Monday, 17 September 2018

The Pawns of Null-A


A.E. van Vogt The Pawns of Null-A (1956)
It turns out to be six years since I read The World of Null-A, to which Pawns is sequel, and I've read a ton of van Vogt in that time so you would really think that I might have got to grips with it by now, wouldn't you? By it, I mean general semantics, as developed by Alfred Korzybski - not so much a philosophy as a mental technique with which van Vogt was very much preoccupied for most of his writing career, and which seems to inform a great many of his novels, arguably none more so than the Null-A trilogy.

I'd prefer to avoid repeating myself, but for anyone yet to receive the memo, van Vogt is not an easy writer by any description, and his novels may initially read as weird, disjointed, and amateurish if you don't realise that he's doing what he's doing on purpose, so initial impressions may sometimes be tantamount to looking at a Jackson Pollock and announcing that a child could have done it. A typical van Vogt narrative will be speckled with seemingly random, disorientating swerves described in harsh, angular sentences which deliberately leave out some of the information you might hope to find because the author is expecting his readers to do at least some of the work.

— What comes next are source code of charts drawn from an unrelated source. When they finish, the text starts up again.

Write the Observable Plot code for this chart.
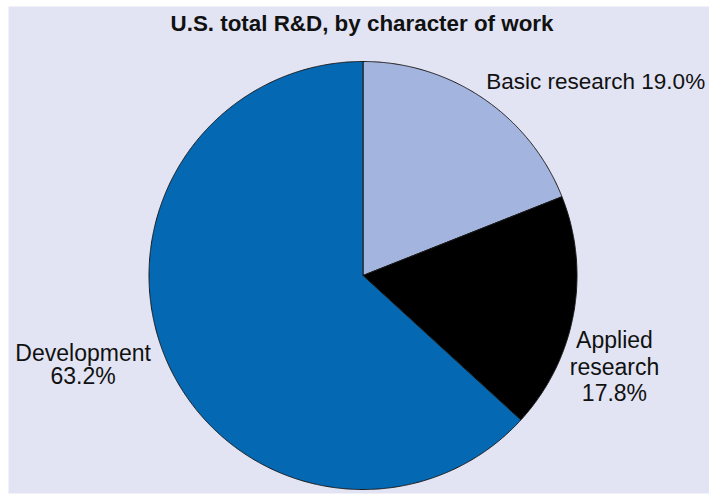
<!DOCTYPE html>
<html>
<head>
<meta charset="utf-8">
<script src="https://cdn.jsdelivr.net/npm/d3@7"></script>
<script src="https://cdn.jsdelivr.net/npm/@observablehq/plot@0.6"></script>
<style>
  html, body { margin: 0; padding: 0; background: #ffffff; }
  #chart svg { display: block; }
</style>
</head>
<body>
<div id="chart"></div>
<script>
// Share of U.S. total R&D by character of work (percent)
const categories = ["Basic research", "Applied research", "Development"];
const shares = [19.0, 17.8, 63.2];
const labelTexts = ["Basic research 19.0%", "Applied\nresearch\n17.8%", "Development\n63.2%"];
const sliceColors = ["#a3b4de", "#000000", "#0568b3"];
const title = "U.S. total R&D, by character of work";

// Layout (pixels)
const W = 709, H = 499;
const M = {left: 8, right: 0, top: 6, bottom: 6};
const R = 214, CX = 362.5, CY = 275;

// Slice angles: start at 12 o'clock, clockwise
const arcs = d3.pie().sort(null).value(d => d)(shares);

// Each slice as a closed polygon in unit-circle coordinates
const slicePoints = arcs.flatMap((a, i) => {
  const key = categories[i];
  const n = Math.max(8, Math.ceil((a.endAngle - a.startAngle) / 0.005));
  const pts = [{key, x: 0, y: 0}];
  for (let k = 0; k <= n; ++k) {
    const t = a.startAngle + (a.endAngle - a.startAngle) * k / n;
    pts.push({key, x: Math.sin(t), y: Math.cos(t)});
  }
  pts.push({key, x: 0, y: 0});
  return pts;
});

// Labels anchored at the slice's mid-angle on the rim, nudged outward
const labelOffsets = [
  {dx: 3, dy: -17, anchor: "start", lh: 1.1, size: 22.5},
  {dx: 41, dy: 52, anchor: "middle", lh: 1.15, size: 23},
  {dx: -84, dy: 3, anchor: "middle", lh: 1.02, size: 23}
];
const labelData = arcs.map((a, i) => {
  const m = (a.startAngle + a.endAngle) / 2;
  return {text: labelTexts[i], x: Math.sin(m), y: Math.cos(m), ...labelOffsets[i]};
});

const textMarks = labelData.map(d => Plot.text([d], {
  x: "x", y: "y", text: "text",
  dx: d.dx, dy: d.dy, textAnchor: d.anchor,
  fontSize: d.size, lineHeight: d.lh, fill: "#111111"
}));

const chart = Plot.plot({
  width: W, height: H,
  marginLeft: M.left, marginRight: M.right, marginTop: M.top, marginBottom: M.bottom,
  style: {background: "#ffffff", fontFamily: "'Liberation Sans', Arial, Helvetica, sans-serif"},
  x: {domain: [-(CX - M.left) / R, (W - M.right - CX) / R], axis: null},
  y: {domain: [-(H - M.bottom - CY) / R, (CY - M.top) / R], axis: null},
  color: {domain: categories, range: sliceColors},
  marks: [
    Plot.frame({fill: "#e2e4f3", stroke: "none"}),
    Plot.line(slicePoints, {
      x: "x", y: "y", z: "key", fill: "key",
      stroke: "#1a1a1a", strokeWidth: 1, strokeLinejoin: "round", curve: "linear"
    }),
    ...textMarks,
    Plot.text([title], {
      frameAnchor: "top", lineAnchor: "middle", dx: 3, dy: 17,
      fontSize: 22, fontWeight: "bold", fill: "#111111",
      className: "chart-title"
    })
  ]
});

// Condensed title face: fit the bold title to its set width
const titleText = chart.querySelector(".chart-title text");
if (titleText) {
  titleText.setAttribute("textLength", 383);
  titleText.setAttribute("lengthAdjust", "spacingAndGlyphs");
}

document.getElementById("chart").append(chart);
</script>
</body>
</html>
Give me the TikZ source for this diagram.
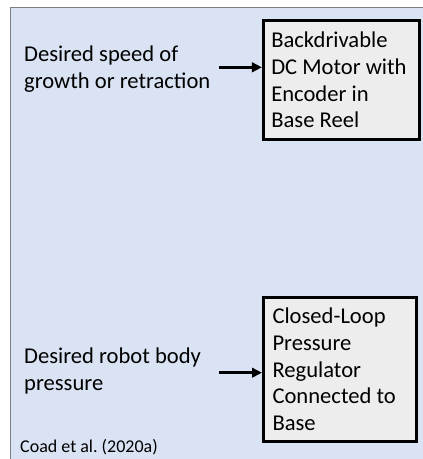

These characteristics are partially informed by van Vogt's fascination with general semantics, so he's usually trying to do more than just tell a story about rockets and space monsters, although it's not always clear what that may be.

I've read up on general semantics, and it seems to amount to simple critical thinking based on an awareness that language should not be mistaken for reality. Although there appear to be certain elements in common with Ayn Rand's Objectivism, I'm not convinced it doesn't directly contradict Rand's assertion that reality exists independently of consciousness, and in any case, Korzybski never tried to pass it off as a philosophy. Unless I've misunderstood, most of Debord's Society of the Spectacle could be considered consistent with general semantics, and it seems significant that van Vogt reminds us that the map is not the territory on more than one occasion in this novel. My problem is that the Null-A of the title stands for non-Aristotelian logic, and that we are told this is a non-Aristotelian tale about a non-Aristotelian detective, and van Vogt clearly believes this to represent a great intellectual leap forward with a fervour which remind me unfortunately of all the claims Hubbard once made for Dianetics. It's a whole new way of seeing, we are told, and it could make the world a better place; and yet I'm fucked if I can work out what it is that I'm supposed to have noticed here. It might be argued that critical thinking itself was revolutionary in the time this novel was written, an era during which America was still very much segregated and not so long after Adolf Hitler had built a war on a massive pile of invented shit; although it could also be pointed out that we haven't really come that far, and that we currently have a president who, much like Hitler, just makes shit up because he likes the sound of it - and it should therefore probably still seem revolutionary in 2018, whatever it is. So I'm all for critical thinking - assuming that to be the core of general semantics - but I still don't understand how it figures in this novel, or at least how it figures in this novel in particular.

Our tale follows Gilbert Gosseyn, our Null-A detective, across the galaxy as he attempts to defuse the somewhat ambiguous plans of a potential universal dictator named Enro. The text is typically dense, requiring that the reader keep any number of subsidiary elements in mind as events unfold on the understanding that they'll probably come in handy later; and whether or not they do probably depends on the reader's concentration and how much work they feel like putting in. Personally, I found myself sagging around the half-way mark, so I suppose I could have enjoyed this one more than I did. There are some pleasantly peculiar ideas here, and the narrative grips in most of the right places, and we don't have to sit through any of Alfred Elton's weird ideas about sexual inequality; and it was mostly respectable, but maybe just not so good as I felt it should have been.